SAFE/SOWA also knew the project could make a real difference in meeting state and federal clean energy goals. The offshore wind port could help power more than 3.5 million homes. But all that clean energy could not come at the expense of the quality of life in Salem. That’s why residents asked the developer to electrify the port. This means that while docked, ships will have to turn off diesel engines and use electricity to reduce toxic emissions.

3. Include the Community from the Start

Negotiations with developers must involve coalition groups from the beginning. After all, community benefit agreements should aim to restore power to marginalized groups by benefiting them directly from the development process.  

After months of back-and-forth conversations and the signing of a memorandum of understanding, Salem’s mayor agreed to include SAFE and the coalition in negotiations. The mayor allowed us to review the provisions in the agreement and suggest topics for inclusion. 

While the community did not sign the agreement in Salem, communities negotiating these agreements should aim to sign the contract. That can help them have direct legal negotiating power.

4. Advocate for Specific, Enforceable Provisions  

Coalition groups must have a clear vision of what they want from the developer. 

In Salem, we successfully negotiated with Crowley and the mayor’s office because SAFE/SOWA had that vision. As a result, the community received the agreement positively. 

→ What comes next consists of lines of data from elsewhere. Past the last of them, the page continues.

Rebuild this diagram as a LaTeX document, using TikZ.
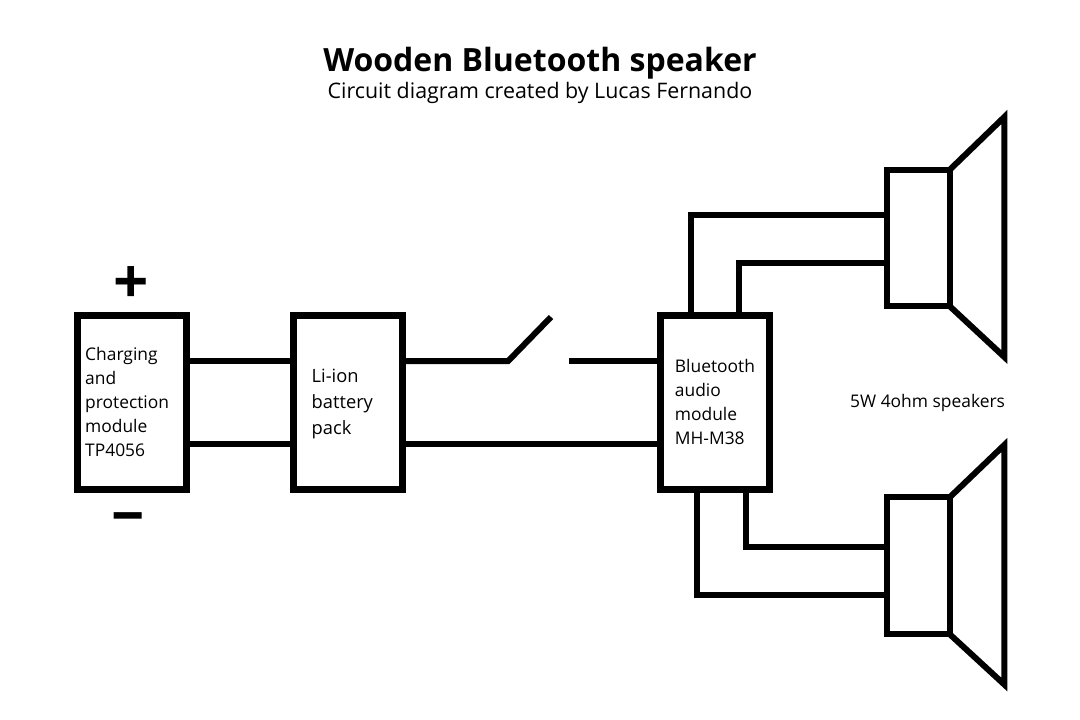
\documentclass[tikz,border=0pt]{standalone}
\usepackage{fontspec}
\setmainfont{Open Sans}
\begin{document}
\begin{tikzpicture}[x=1pt,y=-1pt,
  wire/.style={line width=6pt,line cap=butt,line join=miter},
  boxn/.style={draw,line width=7pt,inner sep=0pt,anchor=north west,minimum width=109pt,minimum height=174pt},
  spk/.style={draw,line width=6pt,inner sep=0pt,anchor=north west,minimum width=63.4pt,minimum height=136.6pt},
  lab/.style={align=left,anchor=west,font=\fontsize{17.4}{24}\selectfont,inner sep=0pt},
]
\useasboundingbox (0,0) rectangle (1080,720);
\fill[white] (0,0) rectangle (1080,720);
\node[font=\fontsize{32}{38}\selectfont\bfseries,inner sep=0pt] (title) at (540,63.5) {Wooden Bluetooth speaker};
\node[font=\fontsize{21.4}{26}\selectfont,inner sep=0pt] (sub) at (540,93) {Circuit diagram created by Lucas Fernando};
\node[boxn] (chg) at (73.5,311.7) {};
\node[boxn] (bat) at (290,311.7) {};
\node[boxn] (bt) at (657.3,311.7) {};
\node[lab] (t1) at (85,402) {Charging\\and\\protection\\module\\TP4056};
\node[lab,font=\fontsize{18.3}{26}\selectfont] (t2) at (311.5,404) {Li-ion\\battery\\pack};
\node[lab] (t3) at (674.7,402) {Bluetooth\\audio\\module\\MH-M38};
\node[lab] (t4) at (850,403) {5W 4ohm speakers};
\node[font=\fontsize{62}{62}\selectfont\bfseries,inner sep=0pt] (plus) at (131,285.5) {+};
\node[font=\fontsize{58}{58}\selectfont\bfseries,inner sep=0pt,xscale=1.15,transform shape] (minus) at (128.5,522) {–};
% speakers
\node[spk] (s1) at (883.5,166.7) {};
\node[spk] (s2) at (883.5,494.3) {};
\coordinate (k1) at (949.5,170);
\coordinate (k2) at (949.5,306);
\coordinate (k3) at (949.5,497.5);
\coordinate (k4) at (949.5,634);
\draw[wire] (k1) -- (1004.3,117) -- (1004.3,357) -- (k2);
\draw[wire] (k3) -- (1004.3,445) -- (1004.3,684.5) -- (k4);
% wires
\draw[wire] ([yshift=41pt]chg.east) -- ([yshift=41pt]bat.west);
\draw[wire] ([yshift=-42pt]chg.east) -- ([yshift=-42pt]bat.west);
\draw[wire] ([yshift=-42pt]bat.east) -- ([yshift=-42pt]bt.west);
\coordinate (sw1) at (508,361.2);
\coordinate (sw2) at (551,317);
\coordinate (sw3) at (569,361.2);
\draw[wire] ([yshift=41pt]bat.east) -- (sw1) -- (sw2);
\draw[wire] (sw3) -- ([yshift=41pt]bt.west);
\draw[wire] ([xshift=-24.7pt]bt.north) |- ([yshift=23.4pt]s1.west);
\draw[wire] ([xshift=24pt]bt.north) |- ([yshift=-24.6pt]s1.west);
\draw[wire] ([xshift=31pt]bt.south) |- ([yshift=18.4pt]s2.west);
\draw[wire] ([xshift=-18.3pt]bt.south) |- ([yshift=-29.1pt]s2.west);
\end{tikzpicture}
\end{document}
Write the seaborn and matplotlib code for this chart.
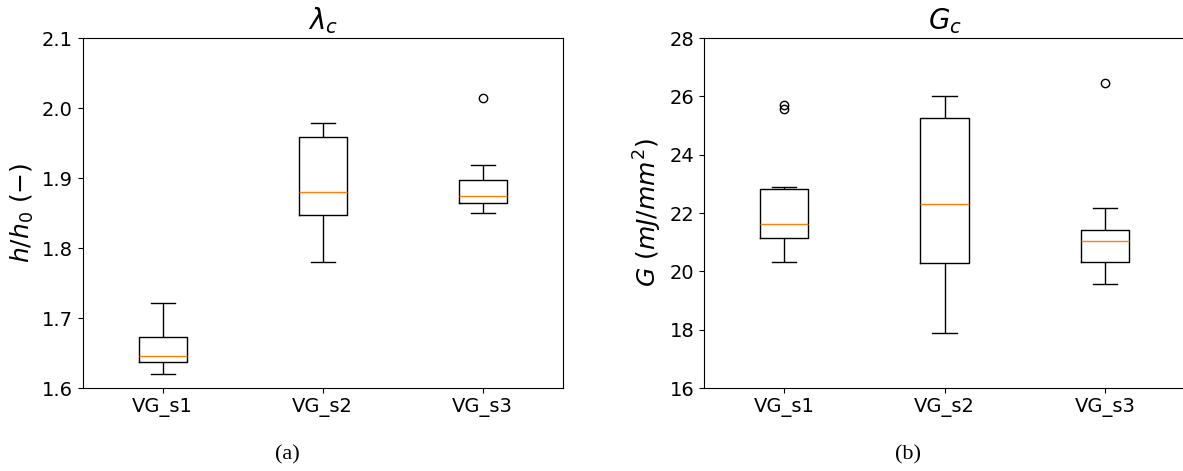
import numpy as np
import pandas as pd
import matplotlib
matplotlib.use("Agg")
import matplotlib.pyplot as plt
import seaborn as sns

# specimen groups
groups = ["VG_s1", "VG_s2", "VG_s3"]

# critical stretch h/h0 per specimen
lam_s1 = [1.620, 1.630, 1.637, 1.642, 1.646, 1.660, 1.673, 1.690, 1.722]
lam_s2 = [1.780, 1.810, 1.847, 1.865, 1.880, 1.920, 1.959, 1.970, 1.979]
lam_s3 = [1.850, 1.858, 1.865, 1.870, 1.874, 1.885, 1.897, 1.919, 2.015]

# critical energy G (mJ/mm^2) per specimen
g_s1 = [20.32, 20.70, 21.00, 21.15, 21.30, 21.45, 21.62, 21.90, 22.40,
        22.83, 22.90, 25.55, 25.70]
g_s2 = [17.87, 19.50, 20.30, 21.20, 22.32, 23.80, 25.25, 25.60, 26.01]
g_s3 = [19.58, 20.10, 20.32, 20.70, 21.03, 21.20, 21.42, 22.16, 26.46]

lam_ticks = [1.6, 1.7, 1.8, 1.9, 2.0, 2.1]
g_ticks = [16, 18, 20, 22, 24, 26, 28]


def long_form(values):
    rows = []
    for name, vals in zip(groups, values):
        for v in vals:
            rows.append({"group": name, "value": v})
    return pd.DataFrame(rows)


def draw_box(ax, df):
    sns.boxplot(data=df, x="group", y="value", order=groups, ax=ax,
                width=0.3, fill=False, color="black", linewidth=1.0,
                whis=1.5,
                medianprops={"color": "#ff7f0e", "linewidth": 1.0},
                flierprops={"marker": "o", "markerfacecolor": "none",
                            "markeredgecolor": "black", "markersize": 6,
                            "markeredgewidth": 1.0})
    ax.set_xlabel("")
    ax.set_xlim(-0.5, 2.5)
    ax.tick_params(labelsize=14)


lam_df = long_form([lam_s1, lam_s2, lam_s3])
g_df = long_form([g_s1, g_s2, g_s3])

W, H = 1183, 471
fig = plt.figure(figsize=(W / 100, H / 100), dpi=100)
ax1 = fig.add_axes([82.7 / W, 1 - 388 / H, 480 / W, 350 / H])
ax2 = fig.add_axes([704 / W, 1 - 388 / H, 481 / W, 350 / H])

draw_box(ax1, lam_df)
ax1.set_ylim(1.6, 2.1)
ax1.set_yticks(lam_ticks)
ax1.set_yticklabels([f"{t:.1f}" for t in lam_ticks])
ax1.set_ylabel(r"$h/h_0\ (-)$", fontsize=18)
ax1.set_title(r"$\lambda_c$", fontsize=20)

draw_box(ax2, g_df)
ax2.set_ylim(16, 28)
ax2.set_yticks(g_ticks)
ax2.set_ylabel(r"$G\ (mJ/mm^2)$", fontsize=18)
ax2.set_title(r"$G_c$", fontsize=20)
# right panel is cut at the image edge in the reference
ax2.spines["right"].set_visible(False)

fig.text(287 / W, 1 - 455 / H, "(a)", ha="center", va="center",
         family="Liberation Serif", fontsize=16)
fig.text(908 / W, 1 - 455 / H, "(b)", ha="center", va="center",
         family="Liberation Serif", fontsize=16)

fig.savefig("out.png", dpi=100)
plt.close(fig)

For example, Crowley committed to spend $9 million in direct funding to the community, representing around 3% of the total project cost. To name a few provisions, the company committed to: 

  • hiring from the local community 
  • strategizing to achieve 100% port electrification by 2040, and  
  • contributing to Salem public schools to educate the community about the offshore wind industry  

5. Leverage State and Federal Policy  

When working with city officials and developers, coalition groups should turn to state and federal laws and policies to garner support for their inclusion.    

That’s what we did in Salem. Federal guidelines on community benefit agreements hold that the process should be inclusive, enforceable, transparent, and include coalition-building.  

While no state law requires that the community groups be included in the agreement, many states like Massachusetts are exploring ways to guarantee that benefits flow directly to residents. These benefits can take the form of community benefits agreements, tax credits, or utility bill reductions.  

Moving Forward  

When I boarded the ferry back to Boston, the fading view of Salem’s harbor allowed me to reflect on the community’s resilience and dedication. Residents’ collective efforts have transformed a once-industrial site into a landmark of our clean energy future. This transformation attests to the power and need for community action to achieve a just transition for all.